Possibility 2: Knowledge Area – Ability to review cookies, running processes, recycle bin, MS Office for revisions, backups, and auto-complete. Exercise – Student will identify places where evidence can be correlated to prove a violation or crime.

Possibility 3: Knowledge Area – Identifying and documenting evidence from logs. Exercise – Students will use a variety of intrusion detection products and examine log output for evidence of violations or crimes.

Part Three - Questions
Answer each of the following questions from the readings. The group of questions should take about one page to answer. Bring a hard copy of your answers to class and be prepared to post them to your web site.

1. What is a rootkit?
ANSWER: Rootkits are collections of commonly trojaned system processes and scripts that automate many of the actions attackers take when they compromise a system. They typically operate in stealth mode, thus the operator doesn’t know the system has been compromised.

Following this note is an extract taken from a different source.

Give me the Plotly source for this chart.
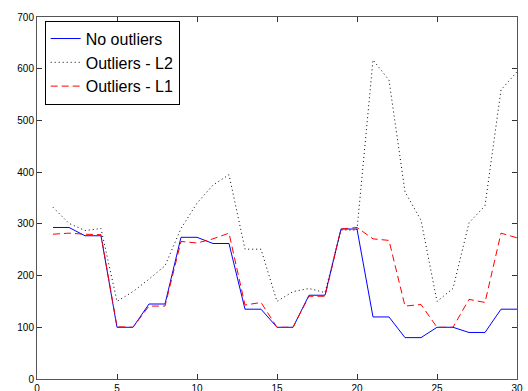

2. In Helix, what does the Protected Storage Viewer (IR Tools, page 3) reveal?
ANSWER: Protected Storage Viewer is a small utility that reveals the passwords stored on your computer by Internet Explorer, Outlook Express and MSN Explorer. The passwords are revealed by reading the information from the Protected Storage.

3. What other way can you access this information?
ANSWER: The Helix LiveCD offers tools with capabilities similar to that of the Protected Storage Viewer. Tools such as Network Password Viewer (login passwords for remote computers on the LAN) and Asterisk Logger (reveals asterisk passwords).

4. Briefly discuss the pros & cons of doing corporate forensic work from a GUI rather than a CLI?
ANSWER: Utilizing computer forensic tools that feature a Graphical User Interface (GUI) enable less technically proficient investigators to use sophisticated tools. A prime example is EnCase, the most widely used computer forensic investigation technology utilized by the law enforcement community. A drawback to such a tool is that the GUI itself might alter the target workstation and thus compromise the integrity of the investigation. On the other side of the debate are many open source computer forensic tools that can only be used with a Command Line Interface (CLI). These tools require a high level of technical prowess but also yield significant results and there isn’t the stigma of a GUI that might compromise the host computer and thus poison the investigation. It is a delicate balance.

5. In computer forensics, for what is the dd command used?
ANSWER: The dd command is used to create a forensic duplicate of a host. A forensic duplicate is a file that contains every bit of information from the source, in a raw bitstream format. An example would be a 5 GB hard drive resulting in a 5 GB forensic duplicate. The dd utility has obvious benefits when performing an investigation that requires an exact duplicate of a suspected host system.

6. What is NetCat? And for what would you use it?
ANSWER: NetCat makes and accepts Transmission Control Protocol (TCP) and User Datagram Protocol (UDP) connections. It writes and reads data over those connections until they are closed. It provides a basic TCP/UDP networking subsystem that allows users to interact manually or via script with network applications and services on the application layer (Layer 7 of the OSI model).